Speaking at the White House shortly after Churkin’s remarks, President Barack Obama confirmed that US intelligence authorities believe that Russian-backed separatists were responsible for the incident.

“We know that they are heavily armed and they are trained, and we know that that’s not an accident,” Obama said. “That is happening because of Russian support.”

It may be some time before the HIV/AIDS research community is able to come to terms with the human cost of the loss of Flight 17. After a break of only a few hours, the Security Council is set to meet Friday afternoon for another emergency meeting, this time on the situation in Gaza.

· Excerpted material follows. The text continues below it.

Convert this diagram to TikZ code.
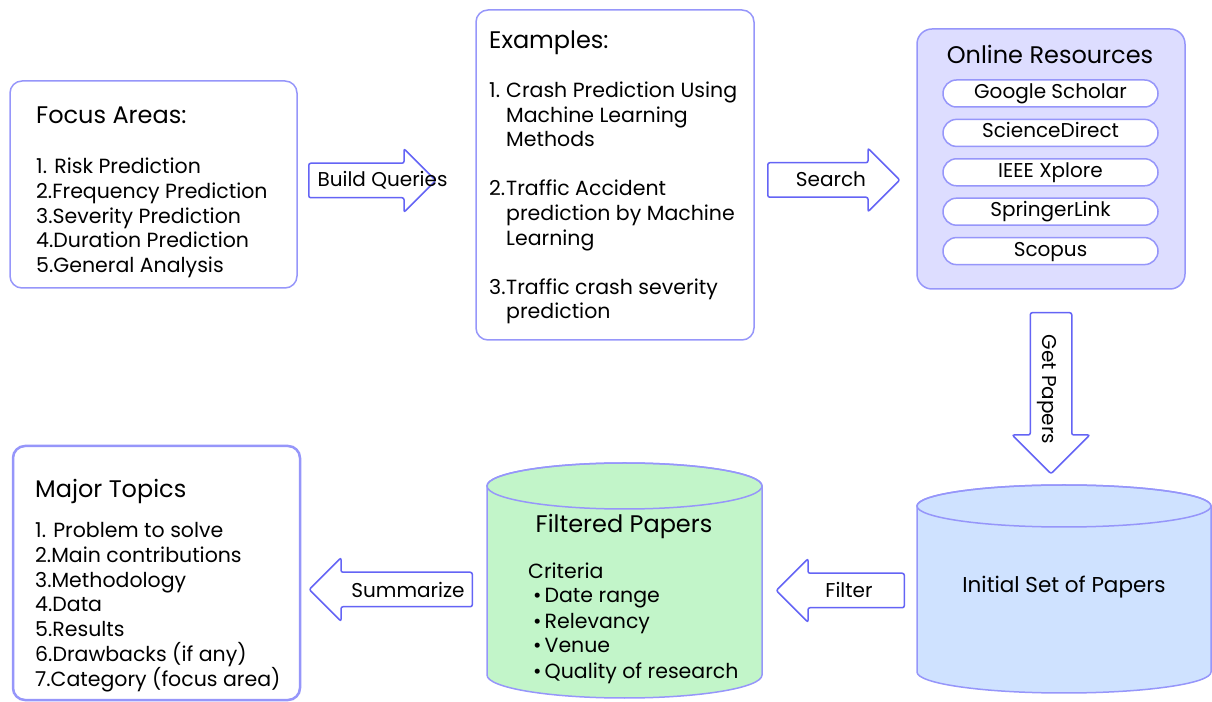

Egyptian army mocked for ‘miracle’ AIDS cure. Read more here.

Speaking at the UN Secretariat, Simon Bland, New York representative at UNAIDS, told VICE News that researchers were still absorbing the tragedy.

“This is indeed very difficult to come to terms with,” Bland said. “If the AIDS movement tells us anything, it is resilience — the conference will go ahead, the work goes ahead, the remarkable progress goes ahead to meet the challenges of today and tomorrow. Those on the plane would wish it no other way.”

More than 35 million people currently live with HIV/AIDS, including 3.3 million children.

“There have been setbacks in the past and there will be setbacks in the future,” Bland added. “We can and will end AIDS.”